▸ **What you will do**
Exactly reproduce the lines of the listing below from the one containing "Reproduce this chart" through the one containing "const legendRows = [571, 630];". Skip the images.

(Records with drawing code)
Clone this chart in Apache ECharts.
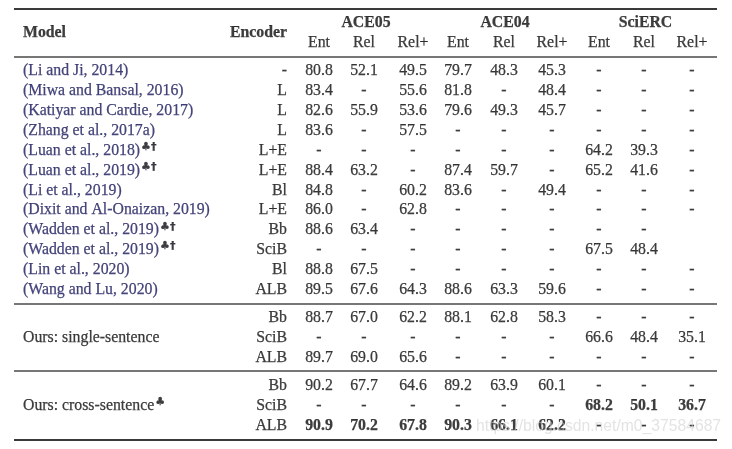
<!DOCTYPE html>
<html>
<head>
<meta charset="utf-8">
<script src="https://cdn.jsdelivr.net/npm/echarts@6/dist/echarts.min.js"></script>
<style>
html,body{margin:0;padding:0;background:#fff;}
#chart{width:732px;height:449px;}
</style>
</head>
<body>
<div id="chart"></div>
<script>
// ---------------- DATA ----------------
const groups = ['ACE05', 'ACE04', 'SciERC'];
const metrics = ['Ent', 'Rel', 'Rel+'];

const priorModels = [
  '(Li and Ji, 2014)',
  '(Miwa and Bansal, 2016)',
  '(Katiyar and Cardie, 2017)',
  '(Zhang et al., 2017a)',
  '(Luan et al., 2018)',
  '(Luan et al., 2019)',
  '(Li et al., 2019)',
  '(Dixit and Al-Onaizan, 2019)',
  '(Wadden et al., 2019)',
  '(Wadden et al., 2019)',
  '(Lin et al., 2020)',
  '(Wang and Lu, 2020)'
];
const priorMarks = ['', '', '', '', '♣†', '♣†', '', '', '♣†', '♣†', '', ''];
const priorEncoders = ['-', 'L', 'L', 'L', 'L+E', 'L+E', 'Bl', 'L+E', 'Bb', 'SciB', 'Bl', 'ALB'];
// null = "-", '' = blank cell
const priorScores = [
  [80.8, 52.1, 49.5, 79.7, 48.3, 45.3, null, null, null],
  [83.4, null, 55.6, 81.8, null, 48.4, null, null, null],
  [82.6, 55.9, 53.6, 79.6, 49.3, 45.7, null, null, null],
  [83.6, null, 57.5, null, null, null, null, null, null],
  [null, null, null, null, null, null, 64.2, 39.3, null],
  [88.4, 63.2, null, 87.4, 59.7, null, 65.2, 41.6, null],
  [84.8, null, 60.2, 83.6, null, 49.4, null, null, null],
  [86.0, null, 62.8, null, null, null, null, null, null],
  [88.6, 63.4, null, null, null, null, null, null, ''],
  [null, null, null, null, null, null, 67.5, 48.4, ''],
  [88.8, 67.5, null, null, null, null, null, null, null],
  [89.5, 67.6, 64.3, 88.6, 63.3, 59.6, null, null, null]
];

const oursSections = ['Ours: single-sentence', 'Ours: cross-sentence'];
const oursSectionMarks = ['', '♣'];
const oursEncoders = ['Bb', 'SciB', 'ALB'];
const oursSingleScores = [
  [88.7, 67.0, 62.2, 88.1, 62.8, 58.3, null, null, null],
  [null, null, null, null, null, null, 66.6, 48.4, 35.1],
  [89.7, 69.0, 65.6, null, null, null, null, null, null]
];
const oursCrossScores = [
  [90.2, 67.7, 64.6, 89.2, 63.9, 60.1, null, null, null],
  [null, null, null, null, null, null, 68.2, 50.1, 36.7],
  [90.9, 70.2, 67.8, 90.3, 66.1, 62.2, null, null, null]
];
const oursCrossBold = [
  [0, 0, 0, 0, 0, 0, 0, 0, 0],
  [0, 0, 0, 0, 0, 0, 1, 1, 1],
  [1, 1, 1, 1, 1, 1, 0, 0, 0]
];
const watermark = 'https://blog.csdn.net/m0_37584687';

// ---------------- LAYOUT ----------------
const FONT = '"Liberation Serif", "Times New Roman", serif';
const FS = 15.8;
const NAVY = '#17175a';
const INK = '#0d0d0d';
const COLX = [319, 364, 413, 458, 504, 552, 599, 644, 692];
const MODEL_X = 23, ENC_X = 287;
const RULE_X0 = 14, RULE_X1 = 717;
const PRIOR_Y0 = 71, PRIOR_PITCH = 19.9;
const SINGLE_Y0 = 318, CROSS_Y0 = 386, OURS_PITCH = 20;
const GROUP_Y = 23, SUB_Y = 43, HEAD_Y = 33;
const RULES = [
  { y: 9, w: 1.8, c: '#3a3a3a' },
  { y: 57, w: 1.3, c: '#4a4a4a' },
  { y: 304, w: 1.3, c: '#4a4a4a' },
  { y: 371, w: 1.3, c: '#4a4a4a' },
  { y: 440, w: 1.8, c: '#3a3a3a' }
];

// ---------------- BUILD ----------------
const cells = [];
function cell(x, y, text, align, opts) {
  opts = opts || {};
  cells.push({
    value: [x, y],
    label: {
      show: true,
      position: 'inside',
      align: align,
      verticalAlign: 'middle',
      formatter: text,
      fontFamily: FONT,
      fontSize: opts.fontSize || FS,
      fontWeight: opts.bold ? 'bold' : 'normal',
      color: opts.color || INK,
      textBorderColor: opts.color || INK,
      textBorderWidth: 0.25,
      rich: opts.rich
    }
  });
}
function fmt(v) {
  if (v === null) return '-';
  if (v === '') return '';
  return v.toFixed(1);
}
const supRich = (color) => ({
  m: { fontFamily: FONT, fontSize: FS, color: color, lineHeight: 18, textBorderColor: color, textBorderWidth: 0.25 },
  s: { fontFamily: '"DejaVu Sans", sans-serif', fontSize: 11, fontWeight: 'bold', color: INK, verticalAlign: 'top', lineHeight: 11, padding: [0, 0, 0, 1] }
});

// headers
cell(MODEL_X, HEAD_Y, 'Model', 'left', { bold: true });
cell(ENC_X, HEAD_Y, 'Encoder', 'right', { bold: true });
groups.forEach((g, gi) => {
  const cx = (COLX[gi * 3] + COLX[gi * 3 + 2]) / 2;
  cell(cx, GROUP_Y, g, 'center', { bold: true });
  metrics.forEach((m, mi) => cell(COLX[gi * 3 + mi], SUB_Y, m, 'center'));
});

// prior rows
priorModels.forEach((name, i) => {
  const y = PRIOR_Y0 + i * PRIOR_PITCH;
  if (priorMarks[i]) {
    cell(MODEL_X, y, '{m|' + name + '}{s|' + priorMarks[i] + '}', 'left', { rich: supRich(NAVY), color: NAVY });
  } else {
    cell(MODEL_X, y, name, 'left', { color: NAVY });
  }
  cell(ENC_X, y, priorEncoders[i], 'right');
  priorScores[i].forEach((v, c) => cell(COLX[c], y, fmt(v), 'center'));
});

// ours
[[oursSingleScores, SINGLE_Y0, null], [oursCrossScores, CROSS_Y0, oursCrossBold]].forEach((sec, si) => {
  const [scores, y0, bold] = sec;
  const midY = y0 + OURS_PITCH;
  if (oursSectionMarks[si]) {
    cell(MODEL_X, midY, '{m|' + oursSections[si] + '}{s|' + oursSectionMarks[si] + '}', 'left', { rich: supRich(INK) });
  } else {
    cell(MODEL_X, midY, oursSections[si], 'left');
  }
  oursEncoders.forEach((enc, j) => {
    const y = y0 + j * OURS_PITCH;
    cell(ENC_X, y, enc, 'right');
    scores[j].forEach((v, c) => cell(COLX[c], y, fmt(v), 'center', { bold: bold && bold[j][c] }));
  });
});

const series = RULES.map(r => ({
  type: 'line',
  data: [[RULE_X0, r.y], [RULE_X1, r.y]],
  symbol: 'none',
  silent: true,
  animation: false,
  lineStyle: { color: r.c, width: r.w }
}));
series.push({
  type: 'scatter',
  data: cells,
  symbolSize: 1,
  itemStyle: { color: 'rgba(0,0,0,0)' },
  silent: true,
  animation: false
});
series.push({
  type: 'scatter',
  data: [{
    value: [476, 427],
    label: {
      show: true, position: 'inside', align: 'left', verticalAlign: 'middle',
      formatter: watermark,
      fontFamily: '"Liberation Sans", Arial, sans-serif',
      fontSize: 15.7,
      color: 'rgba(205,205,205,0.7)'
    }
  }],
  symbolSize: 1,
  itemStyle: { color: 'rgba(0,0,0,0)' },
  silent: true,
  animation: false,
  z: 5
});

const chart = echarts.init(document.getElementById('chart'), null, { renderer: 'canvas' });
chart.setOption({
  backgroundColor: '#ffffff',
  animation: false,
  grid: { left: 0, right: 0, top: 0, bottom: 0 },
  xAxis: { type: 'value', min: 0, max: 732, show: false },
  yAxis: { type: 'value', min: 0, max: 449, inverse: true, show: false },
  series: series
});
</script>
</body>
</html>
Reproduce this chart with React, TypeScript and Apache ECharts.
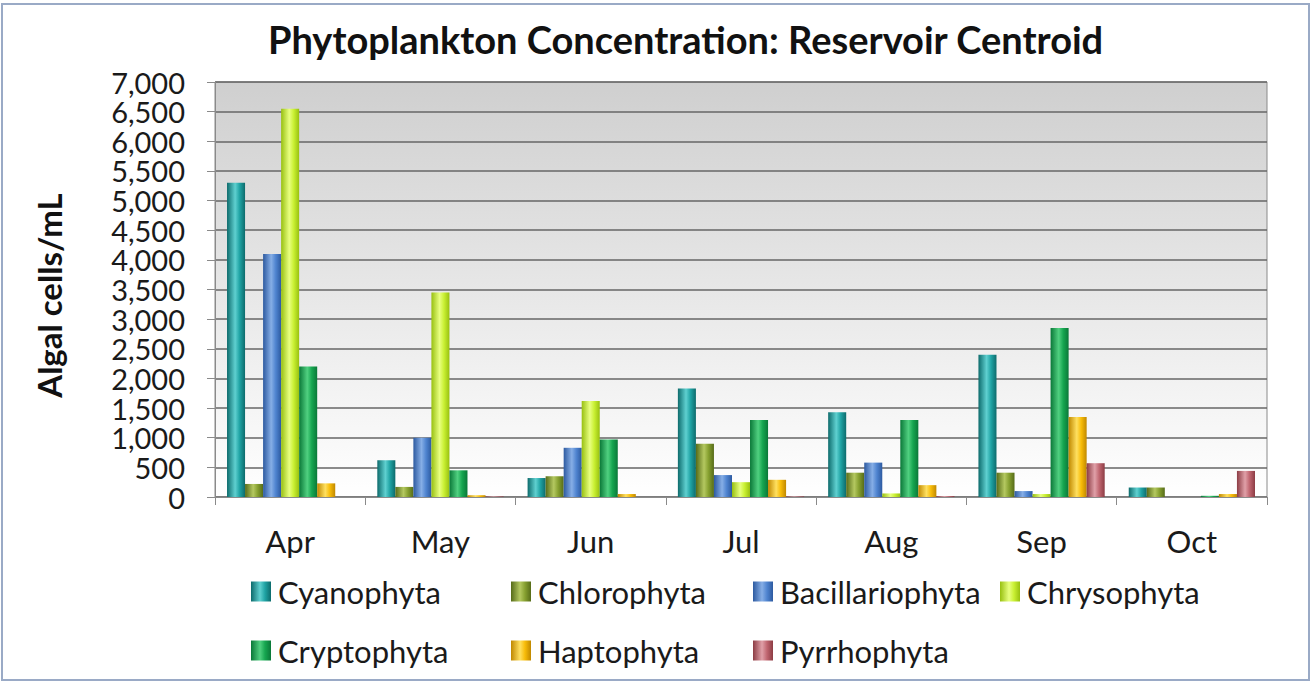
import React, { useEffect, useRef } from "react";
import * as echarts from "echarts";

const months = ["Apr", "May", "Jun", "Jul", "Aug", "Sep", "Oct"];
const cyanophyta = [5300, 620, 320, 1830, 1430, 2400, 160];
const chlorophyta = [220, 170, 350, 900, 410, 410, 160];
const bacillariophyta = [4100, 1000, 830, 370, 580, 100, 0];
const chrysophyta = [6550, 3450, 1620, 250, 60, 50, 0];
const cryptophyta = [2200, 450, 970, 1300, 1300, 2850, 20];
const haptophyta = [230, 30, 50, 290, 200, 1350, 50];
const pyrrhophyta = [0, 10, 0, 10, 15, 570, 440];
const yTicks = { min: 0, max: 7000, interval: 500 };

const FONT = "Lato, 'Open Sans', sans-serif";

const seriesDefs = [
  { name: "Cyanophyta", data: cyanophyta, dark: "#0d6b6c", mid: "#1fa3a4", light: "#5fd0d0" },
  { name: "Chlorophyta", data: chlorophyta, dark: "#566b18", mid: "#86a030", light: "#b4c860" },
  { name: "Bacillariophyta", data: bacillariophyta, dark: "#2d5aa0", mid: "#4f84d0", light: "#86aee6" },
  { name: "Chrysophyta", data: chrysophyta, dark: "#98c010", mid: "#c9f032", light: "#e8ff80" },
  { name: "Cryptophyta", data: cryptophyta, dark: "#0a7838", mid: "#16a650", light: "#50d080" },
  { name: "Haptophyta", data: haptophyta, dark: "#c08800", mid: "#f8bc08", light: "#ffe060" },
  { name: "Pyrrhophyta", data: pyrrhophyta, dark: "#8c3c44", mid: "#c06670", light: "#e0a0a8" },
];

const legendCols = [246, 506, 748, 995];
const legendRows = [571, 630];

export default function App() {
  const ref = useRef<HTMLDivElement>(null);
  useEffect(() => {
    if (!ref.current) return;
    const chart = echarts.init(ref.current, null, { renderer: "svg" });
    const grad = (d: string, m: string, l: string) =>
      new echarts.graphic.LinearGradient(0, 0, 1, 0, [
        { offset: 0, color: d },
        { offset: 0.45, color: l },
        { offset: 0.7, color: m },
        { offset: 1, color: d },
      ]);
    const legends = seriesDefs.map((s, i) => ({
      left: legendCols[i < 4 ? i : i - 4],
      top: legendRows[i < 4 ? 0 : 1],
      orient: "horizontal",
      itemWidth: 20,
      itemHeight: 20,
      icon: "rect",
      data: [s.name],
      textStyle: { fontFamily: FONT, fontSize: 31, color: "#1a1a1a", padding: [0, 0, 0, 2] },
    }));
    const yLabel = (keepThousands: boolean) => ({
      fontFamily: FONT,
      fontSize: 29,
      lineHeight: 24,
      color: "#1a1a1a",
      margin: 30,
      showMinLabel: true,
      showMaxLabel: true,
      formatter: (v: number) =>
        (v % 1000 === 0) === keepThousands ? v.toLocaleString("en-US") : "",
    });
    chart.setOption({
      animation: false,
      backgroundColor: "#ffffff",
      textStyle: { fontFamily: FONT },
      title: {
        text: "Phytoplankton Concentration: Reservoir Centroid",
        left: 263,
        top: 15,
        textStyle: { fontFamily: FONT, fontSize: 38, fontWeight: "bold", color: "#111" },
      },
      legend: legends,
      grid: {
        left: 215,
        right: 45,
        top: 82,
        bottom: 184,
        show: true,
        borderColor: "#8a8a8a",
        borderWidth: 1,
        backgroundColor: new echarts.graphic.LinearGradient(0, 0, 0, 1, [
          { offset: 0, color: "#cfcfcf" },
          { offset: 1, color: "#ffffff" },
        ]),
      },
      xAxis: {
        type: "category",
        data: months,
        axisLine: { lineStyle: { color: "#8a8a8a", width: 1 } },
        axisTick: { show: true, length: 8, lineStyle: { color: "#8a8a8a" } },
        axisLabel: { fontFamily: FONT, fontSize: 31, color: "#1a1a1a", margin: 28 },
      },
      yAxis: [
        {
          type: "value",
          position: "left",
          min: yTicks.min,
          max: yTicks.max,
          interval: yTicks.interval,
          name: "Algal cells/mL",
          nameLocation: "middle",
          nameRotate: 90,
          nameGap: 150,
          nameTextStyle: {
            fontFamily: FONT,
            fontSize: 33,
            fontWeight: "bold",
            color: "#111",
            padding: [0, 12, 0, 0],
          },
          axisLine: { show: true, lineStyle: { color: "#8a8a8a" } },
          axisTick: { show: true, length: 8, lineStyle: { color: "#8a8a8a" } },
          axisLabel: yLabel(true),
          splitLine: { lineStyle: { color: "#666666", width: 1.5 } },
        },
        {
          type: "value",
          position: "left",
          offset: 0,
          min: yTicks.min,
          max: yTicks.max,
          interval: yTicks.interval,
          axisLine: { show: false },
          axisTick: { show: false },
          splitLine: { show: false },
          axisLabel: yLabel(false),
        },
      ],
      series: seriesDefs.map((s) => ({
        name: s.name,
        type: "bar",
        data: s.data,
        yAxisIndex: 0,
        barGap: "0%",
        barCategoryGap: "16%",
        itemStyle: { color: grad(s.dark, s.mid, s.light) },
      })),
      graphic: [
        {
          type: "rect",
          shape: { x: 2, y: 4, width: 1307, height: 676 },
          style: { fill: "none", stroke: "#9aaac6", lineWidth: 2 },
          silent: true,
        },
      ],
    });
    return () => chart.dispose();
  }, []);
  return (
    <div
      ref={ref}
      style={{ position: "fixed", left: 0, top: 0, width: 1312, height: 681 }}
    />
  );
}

---

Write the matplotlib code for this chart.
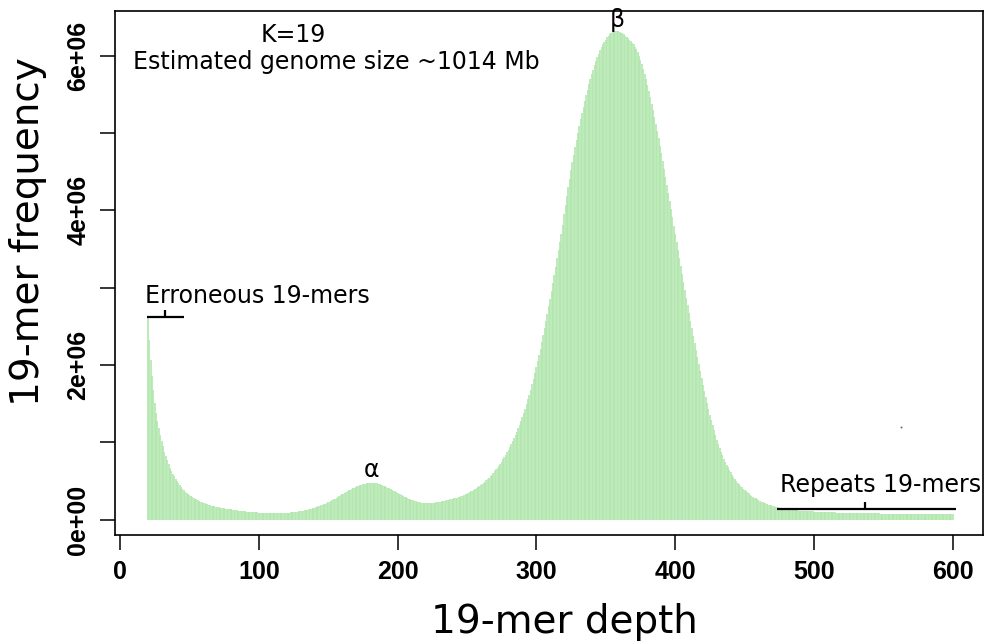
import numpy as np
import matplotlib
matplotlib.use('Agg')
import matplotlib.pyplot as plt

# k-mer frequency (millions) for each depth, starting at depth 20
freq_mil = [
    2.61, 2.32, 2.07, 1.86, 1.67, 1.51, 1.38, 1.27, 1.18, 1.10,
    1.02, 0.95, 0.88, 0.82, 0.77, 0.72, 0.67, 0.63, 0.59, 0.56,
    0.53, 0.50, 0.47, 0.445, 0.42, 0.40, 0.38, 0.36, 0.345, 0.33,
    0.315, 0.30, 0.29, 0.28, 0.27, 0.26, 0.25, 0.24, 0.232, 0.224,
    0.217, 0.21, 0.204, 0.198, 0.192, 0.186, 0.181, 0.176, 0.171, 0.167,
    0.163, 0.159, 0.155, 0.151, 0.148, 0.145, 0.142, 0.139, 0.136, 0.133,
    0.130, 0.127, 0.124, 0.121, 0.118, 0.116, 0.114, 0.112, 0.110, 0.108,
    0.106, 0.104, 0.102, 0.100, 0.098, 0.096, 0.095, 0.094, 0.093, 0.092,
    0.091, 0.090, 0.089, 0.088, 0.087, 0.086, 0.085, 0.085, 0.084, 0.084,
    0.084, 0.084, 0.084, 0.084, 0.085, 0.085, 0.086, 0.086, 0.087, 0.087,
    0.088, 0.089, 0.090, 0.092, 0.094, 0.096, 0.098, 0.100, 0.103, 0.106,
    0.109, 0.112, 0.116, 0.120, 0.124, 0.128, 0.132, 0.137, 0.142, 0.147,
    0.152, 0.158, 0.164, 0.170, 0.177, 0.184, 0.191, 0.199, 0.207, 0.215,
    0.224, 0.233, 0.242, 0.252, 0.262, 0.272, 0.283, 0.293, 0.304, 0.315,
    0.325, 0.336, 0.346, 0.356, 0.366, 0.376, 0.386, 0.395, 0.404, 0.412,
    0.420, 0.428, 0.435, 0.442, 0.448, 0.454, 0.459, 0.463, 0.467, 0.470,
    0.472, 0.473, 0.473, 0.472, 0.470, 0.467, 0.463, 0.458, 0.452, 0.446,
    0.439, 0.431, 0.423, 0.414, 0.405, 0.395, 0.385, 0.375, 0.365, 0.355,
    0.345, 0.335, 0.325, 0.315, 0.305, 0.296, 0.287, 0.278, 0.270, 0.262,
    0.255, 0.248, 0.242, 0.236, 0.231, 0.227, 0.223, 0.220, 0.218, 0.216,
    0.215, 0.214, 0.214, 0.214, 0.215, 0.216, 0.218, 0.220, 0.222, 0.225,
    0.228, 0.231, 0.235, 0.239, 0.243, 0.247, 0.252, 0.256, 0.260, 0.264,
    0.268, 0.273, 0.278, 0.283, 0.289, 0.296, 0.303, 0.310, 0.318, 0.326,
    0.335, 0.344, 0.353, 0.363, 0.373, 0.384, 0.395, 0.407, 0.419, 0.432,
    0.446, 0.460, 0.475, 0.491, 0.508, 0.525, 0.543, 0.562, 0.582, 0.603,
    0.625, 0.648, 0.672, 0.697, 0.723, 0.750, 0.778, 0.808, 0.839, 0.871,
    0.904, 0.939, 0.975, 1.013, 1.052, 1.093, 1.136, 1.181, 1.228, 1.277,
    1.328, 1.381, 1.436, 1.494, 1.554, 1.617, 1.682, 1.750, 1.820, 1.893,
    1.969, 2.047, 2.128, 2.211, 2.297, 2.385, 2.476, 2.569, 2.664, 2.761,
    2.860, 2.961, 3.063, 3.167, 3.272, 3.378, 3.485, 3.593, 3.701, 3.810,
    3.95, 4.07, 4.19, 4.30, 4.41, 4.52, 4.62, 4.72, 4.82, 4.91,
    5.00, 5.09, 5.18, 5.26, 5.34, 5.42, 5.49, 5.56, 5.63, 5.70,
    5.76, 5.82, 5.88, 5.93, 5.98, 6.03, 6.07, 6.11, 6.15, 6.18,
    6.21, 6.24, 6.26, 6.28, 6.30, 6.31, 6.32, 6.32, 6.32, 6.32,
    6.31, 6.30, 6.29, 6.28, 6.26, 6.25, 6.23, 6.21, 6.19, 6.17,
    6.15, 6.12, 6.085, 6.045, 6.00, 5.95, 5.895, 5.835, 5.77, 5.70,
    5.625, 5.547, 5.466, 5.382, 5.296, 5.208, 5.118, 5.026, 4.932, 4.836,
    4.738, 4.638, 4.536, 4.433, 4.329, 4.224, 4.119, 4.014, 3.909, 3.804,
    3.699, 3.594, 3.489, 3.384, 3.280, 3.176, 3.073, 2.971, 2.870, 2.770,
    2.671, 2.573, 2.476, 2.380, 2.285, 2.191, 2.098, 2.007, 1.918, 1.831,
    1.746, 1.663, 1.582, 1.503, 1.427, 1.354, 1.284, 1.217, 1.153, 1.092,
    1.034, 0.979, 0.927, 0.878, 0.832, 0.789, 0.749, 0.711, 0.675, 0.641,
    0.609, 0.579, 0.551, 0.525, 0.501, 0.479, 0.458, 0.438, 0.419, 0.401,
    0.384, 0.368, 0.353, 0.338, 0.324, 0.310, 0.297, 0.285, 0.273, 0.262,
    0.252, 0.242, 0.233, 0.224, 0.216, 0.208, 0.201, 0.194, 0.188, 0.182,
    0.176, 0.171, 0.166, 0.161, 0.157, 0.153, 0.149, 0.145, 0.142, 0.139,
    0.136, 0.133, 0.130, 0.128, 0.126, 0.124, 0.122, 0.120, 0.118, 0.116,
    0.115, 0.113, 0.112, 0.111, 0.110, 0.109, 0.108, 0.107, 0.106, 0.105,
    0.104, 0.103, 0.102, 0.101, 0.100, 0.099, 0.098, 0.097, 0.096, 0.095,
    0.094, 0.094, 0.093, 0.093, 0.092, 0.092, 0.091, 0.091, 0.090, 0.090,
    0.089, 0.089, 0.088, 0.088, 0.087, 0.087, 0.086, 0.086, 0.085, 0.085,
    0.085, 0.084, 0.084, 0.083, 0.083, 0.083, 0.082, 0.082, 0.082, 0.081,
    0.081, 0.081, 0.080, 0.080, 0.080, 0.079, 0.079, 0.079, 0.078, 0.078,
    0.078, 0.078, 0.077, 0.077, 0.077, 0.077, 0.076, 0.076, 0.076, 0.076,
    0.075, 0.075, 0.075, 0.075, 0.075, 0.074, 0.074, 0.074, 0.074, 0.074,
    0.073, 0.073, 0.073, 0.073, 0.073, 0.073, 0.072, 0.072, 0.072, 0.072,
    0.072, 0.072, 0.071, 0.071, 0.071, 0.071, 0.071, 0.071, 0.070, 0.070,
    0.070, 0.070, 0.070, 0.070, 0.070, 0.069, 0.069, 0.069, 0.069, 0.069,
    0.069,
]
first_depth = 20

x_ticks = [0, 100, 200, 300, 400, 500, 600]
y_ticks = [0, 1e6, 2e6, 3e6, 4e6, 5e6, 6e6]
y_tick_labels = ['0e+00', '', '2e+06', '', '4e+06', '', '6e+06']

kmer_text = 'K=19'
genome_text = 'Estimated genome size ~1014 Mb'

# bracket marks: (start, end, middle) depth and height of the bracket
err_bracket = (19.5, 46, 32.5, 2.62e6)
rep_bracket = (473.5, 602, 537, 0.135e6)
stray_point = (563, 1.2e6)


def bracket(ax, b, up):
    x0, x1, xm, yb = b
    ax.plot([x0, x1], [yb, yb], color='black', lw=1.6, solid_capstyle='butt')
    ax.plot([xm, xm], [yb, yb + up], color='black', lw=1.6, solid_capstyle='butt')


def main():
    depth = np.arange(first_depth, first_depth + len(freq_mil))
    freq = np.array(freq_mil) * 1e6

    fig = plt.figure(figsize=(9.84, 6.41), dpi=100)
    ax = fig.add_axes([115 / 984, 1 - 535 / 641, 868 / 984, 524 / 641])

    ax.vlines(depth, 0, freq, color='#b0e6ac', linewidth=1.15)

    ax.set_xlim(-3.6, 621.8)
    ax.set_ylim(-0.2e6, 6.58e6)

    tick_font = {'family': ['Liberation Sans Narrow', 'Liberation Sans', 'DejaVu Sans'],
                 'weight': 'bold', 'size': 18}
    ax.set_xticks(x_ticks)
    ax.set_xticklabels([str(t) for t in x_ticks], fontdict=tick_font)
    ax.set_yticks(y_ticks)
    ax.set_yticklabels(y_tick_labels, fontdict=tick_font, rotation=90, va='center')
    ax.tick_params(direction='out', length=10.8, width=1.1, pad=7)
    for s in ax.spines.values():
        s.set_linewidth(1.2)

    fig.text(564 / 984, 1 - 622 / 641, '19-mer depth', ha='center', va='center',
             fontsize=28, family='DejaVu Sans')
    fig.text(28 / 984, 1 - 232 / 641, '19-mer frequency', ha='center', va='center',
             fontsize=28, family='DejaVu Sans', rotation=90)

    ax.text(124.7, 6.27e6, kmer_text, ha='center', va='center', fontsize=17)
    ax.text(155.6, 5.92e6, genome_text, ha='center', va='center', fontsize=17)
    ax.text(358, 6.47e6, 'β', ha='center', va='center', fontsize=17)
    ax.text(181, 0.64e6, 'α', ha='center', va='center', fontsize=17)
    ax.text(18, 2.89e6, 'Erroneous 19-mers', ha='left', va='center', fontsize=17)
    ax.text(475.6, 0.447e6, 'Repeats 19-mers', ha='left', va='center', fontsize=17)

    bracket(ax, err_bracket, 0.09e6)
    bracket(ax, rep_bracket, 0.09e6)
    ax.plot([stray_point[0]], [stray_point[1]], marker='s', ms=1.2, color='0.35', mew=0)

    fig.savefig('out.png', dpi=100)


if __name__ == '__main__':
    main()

▸ **Solved exercise**
Reproduce this chart with React, TypeScript and Apache ECharts.
import React, { useEffect, useRef } from "react";
import * as echarts from "echarts";

const months = ["Apr", "May", "Jun", "Jul", "Aug", "Sep", "Oct"];
const cyanophyta = [5300, 620, 320, 1830, 1430, 2400, 160];
const chlorophyta = [220, 170, 350, 900, 410, 410, 160];
const bacillariophyta = [4100, 1000, 830, 370, 580, 100, 0];
const chrysophyta = [6550, 3450, 1620, 250, 60, 50, 0];
const cryptophyta = [2200, 450, 970, 1300, 1300, 2850, 20];
const haptophyta = [230, 30, 50, 290, 200, 1350, 50];
const pyrrhophyta = [0, 10, 0, 10, 15, 570, 440];
const yTicks = { min: 0, max: 7000, interval: 500 };

const FONT = "Lato, 'Open Sans', sans-serif";

const seriesDefs = [
  { name: "Cyanophyta", data: cyanophyta, dark: "#0d6b6c", mid: "#1fa3a4", light: "#5fd0d0" },
  { name: "Chlorophyta", data: chlorophyta, dark: "#566b18", mid: "#86a030", light: "#b4c860" },
  { name: "Bacillariophyta", data: bacillariophyta, dark: "#2d5aa0", mid: "#4f84d0", light: "#86aee6" },
  { name: "Chrysophyta", data: chrysophyta, dark: "#98c010", mid: "#c9f032", light: "#e8ff80" },
  { name: "Cryptophyta", data: cryptophyta, dark: "#0a7838", mid: "#16a650", light: "#50d080" },
  { name: "Haptophyta", data: haptophyta, dark: "#c08800", mid: "#f8bc08", light: "#ffe060" },
  { name: "Pyrrhophyta", data: pyrrhophyta, dark: "#8c3c44", mid: "#c06670", light: "#e0a0a8" },
];

const legendCols = [246, 506, 748, 995];
const legendRows = [571, 630];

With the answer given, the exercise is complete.